Provided information —

________________________________________

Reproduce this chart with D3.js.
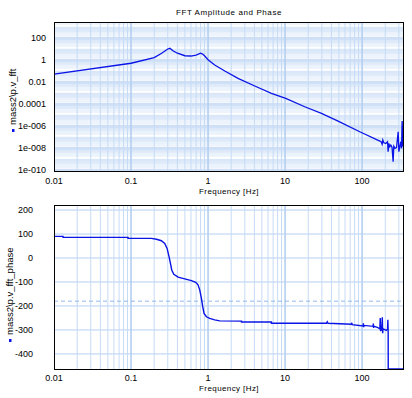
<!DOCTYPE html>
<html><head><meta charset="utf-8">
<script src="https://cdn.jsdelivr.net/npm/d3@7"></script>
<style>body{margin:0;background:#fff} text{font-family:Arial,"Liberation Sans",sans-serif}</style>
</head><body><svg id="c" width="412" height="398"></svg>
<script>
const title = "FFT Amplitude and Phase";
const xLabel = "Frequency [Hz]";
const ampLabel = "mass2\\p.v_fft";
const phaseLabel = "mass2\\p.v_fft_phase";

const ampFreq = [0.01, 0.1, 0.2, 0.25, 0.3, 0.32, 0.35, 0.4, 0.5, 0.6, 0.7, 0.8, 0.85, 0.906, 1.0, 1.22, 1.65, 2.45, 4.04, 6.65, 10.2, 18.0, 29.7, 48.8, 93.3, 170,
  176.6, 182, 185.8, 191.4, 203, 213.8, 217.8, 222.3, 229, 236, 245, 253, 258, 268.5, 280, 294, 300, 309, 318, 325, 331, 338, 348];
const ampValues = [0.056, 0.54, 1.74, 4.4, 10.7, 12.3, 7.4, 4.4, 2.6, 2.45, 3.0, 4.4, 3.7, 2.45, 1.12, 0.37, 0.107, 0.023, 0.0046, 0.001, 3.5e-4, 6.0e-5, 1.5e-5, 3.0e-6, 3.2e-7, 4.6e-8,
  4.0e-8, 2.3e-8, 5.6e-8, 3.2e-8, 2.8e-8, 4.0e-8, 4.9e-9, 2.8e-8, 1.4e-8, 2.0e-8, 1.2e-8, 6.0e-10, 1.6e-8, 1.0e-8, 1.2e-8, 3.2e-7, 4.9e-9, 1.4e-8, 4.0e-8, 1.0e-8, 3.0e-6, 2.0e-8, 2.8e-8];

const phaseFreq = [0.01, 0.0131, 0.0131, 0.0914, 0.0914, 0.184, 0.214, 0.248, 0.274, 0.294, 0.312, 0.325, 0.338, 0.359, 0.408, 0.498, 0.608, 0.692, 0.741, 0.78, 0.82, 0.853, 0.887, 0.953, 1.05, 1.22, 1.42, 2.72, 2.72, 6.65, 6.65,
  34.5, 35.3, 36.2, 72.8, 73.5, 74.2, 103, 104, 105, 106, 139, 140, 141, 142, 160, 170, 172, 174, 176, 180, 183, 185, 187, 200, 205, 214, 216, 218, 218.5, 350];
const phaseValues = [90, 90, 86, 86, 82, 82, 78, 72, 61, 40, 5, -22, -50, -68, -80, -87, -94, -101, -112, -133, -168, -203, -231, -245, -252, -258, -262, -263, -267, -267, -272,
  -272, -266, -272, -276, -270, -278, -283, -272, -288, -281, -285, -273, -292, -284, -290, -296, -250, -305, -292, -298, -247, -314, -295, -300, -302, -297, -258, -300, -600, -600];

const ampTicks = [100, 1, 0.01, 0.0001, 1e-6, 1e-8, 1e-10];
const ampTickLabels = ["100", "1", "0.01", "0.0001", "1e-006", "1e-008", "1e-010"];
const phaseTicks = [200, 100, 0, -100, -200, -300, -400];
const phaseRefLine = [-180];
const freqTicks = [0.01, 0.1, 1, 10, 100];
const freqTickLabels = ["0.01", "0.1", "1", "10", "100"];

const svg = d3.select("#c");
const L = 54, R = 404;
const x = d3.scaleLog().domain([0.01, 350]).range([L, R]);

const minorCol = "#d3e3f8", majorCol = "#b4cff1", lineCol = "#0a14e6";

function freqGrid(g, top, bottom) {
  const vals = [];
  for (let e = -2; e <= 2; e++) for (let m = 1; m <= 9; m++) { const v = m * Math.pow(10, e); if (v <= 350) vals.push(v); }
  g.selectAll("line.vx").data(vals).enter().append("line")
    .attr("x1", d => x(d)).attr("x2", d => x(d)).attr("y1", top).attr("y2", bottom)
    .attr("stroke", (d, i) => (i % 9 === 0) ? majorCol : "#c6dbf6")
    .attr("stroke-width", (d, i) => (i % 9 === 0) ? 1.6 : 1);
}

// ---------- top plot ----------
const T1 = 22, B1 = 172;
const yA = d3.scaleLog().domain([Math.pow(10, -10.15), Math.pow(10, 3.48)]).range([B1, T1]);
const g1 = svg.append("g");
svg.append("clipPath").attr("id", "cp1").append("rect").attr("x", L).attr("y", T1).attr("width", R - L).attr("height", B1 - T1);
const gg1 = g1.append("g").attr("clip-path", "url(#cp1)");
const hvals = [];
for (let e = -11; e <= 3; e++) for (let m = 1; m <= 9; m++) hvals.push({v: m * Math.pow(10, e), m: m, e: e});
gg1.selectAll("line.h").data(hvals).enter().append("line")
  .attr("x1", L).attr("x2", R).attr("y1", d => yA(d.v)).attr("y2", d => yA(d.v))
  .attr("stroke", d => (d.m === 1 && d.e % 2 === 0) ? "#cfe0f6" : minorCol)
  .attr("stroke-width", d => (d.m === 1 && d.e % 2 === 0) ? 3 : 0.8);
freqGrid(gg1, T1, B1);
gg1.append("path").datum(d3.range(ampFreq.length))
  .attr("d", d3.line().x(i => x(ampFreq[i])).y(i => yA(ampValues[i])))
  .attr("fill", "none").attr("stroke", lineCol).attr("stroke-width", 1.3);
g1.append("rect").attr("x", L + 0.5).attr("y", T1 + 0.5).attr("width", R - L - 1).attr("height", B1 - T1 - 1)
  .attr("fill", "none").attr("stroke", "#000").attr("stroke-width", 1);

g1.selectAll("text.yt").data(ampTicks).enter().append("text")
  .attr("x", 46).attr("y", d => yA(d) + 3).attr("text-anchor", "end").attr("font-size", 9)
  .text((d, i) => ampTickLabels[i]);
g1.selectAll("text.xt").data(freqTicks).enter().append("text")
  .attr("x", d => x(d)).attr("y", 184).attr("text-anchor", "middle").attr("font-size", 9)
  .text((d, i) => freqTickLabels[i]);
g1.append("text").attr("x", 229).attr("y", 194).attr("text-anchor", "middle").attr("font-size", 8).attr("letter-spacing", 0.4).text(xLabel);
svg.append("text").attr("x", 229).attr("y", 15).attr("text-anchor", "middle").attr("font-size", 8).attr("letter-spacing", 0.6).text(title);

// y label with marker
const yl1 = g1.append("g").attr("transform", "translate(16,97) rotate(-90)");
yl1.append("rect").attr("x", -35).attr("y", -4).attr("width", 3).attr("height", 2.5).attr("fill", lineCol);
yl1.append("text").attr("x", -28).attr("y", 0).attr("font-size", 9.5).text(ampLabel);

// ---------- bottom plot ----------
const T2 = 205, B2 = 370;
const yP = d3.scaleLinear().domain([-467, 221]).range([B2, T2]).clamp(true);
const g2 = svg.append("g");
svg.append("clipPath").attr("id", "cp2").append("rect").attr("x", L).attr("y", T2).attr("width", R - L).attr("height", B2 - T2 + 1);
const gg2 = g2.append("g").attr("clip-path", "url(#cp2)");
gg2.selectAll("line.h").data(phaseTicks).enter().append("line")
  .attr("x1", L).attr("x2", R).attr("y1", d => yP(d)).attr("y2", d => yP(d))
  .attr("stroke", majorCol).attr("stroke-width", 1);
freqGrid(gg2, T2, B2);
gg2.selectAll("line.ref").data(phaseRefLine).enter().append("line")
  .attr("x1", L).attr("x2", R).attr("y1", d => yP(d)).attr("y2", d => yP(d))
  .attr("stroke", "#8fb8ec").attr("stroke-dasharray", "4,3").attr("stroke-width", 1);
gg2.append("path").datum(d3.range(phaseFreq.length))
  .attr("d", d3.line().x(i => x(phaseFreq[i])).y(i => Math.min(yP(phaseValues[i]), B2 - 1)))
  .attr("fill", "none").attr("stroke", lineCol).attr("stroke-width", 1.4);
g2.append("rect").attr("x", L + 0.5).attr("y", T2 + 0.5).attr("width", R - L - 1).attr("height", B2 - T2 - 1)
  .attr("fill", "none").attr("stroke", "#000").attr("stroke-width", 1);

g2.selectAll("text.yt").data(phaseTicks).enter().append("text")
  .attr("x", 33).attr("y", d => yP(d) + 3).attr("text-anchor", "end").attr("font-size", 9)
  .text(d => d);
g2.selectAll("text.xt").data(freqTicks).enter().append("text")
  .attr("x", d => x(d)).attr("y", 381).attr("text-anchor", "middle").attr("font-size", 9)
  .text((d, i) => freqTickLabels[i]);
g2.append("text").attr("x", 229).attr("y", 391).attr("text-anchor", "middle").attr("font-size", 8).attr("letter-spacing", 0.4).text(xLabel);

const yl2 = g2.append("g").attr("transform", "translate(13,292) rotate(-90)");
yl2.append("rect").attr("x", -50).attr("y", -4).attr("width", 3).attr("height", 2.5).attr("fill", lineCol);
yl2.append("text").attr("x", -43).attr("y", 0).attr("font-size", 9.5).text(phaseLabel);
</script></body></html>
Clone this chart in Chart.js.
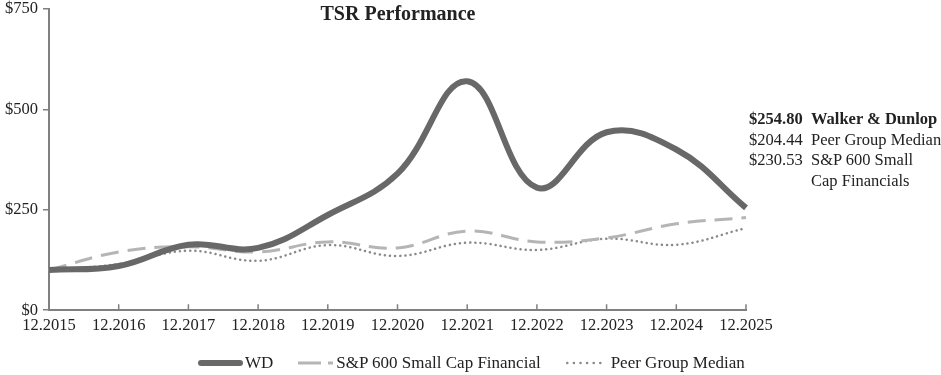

________________________________________

Objective — Write down every line from the opening of the listing to the line with "3.0e-6, 2.0e-8, 2.8e-8];", both included, and nothing else; the pictures are omitted.

Solution to the exercise —
Reproduce this chart with D3.js.
<!DOCTYPE html>
<html><head><meta charset="utf-8">
<script src="https://cdn.jsdelivr.net/npm/d3@7"></script>
<style>body{margin:0;background:#fff} text{font-family:Arial,"Liberation Sans",sans-serif}</style>
</head><body><svg id="c" width="412" height="398"></svg>
<script>
const title = "FFT Amplitude and Phase";
const xLabel = "Frequency [Hz]";
const ampLabel = "mass2\\p.v_fft";
const phaseLabel = "mass2\\p.v_fft_phase";

const ampFreq = [0.01, 0.1, 0.2, 0.25, 0.3, 0.32, 0.35, 0.4, 0.5, 0.6, 0.7, 0.8, 0.85, 0.906, 1.0, 1.22, 1.65, 2.45, 4.04, 6.65, 10.2, 18.0, 29.7, 48.8, 93.3, 170,
  176.6, 182, 185.8, 191.4, 203, 213.8, 217.8, 222.3, 229, 236, 245, 253, 258, 268.5, 280, 294, 300, 309, 318, 325, 331, 338, 348];
const ampValues = [0.056, 0.54, 1.74, 4.4, 10.7, 12.3, 7.4, 4.4, 2.6, 2.45, 3.0, 4.4, 3.7, 2.45, 1.12, 0.37, 0.107, 0.023, 0.0046, 0.001, 3.5e-4, 6.0e-5, 1.5e-5, 3.0e-6, 3.2e-7, 4.6e-8,
  4.0e-8, 2.3e-8, 5.6e-8, 3.2e-8, 2.8e-8, 4.0e-8, 4.9e-9, 2.8e-8, 1.4e-8, 2.0e-8, 1.2e-8, 6.0e-10, 1.6e-8, 1.0e-8, 1.2e-8, 3.2e-7, 4.9e-9, 1.4e-8, 4.0e-8, 1.0e-8, 3.0e-6, 2.0e-8, 2.8e-8];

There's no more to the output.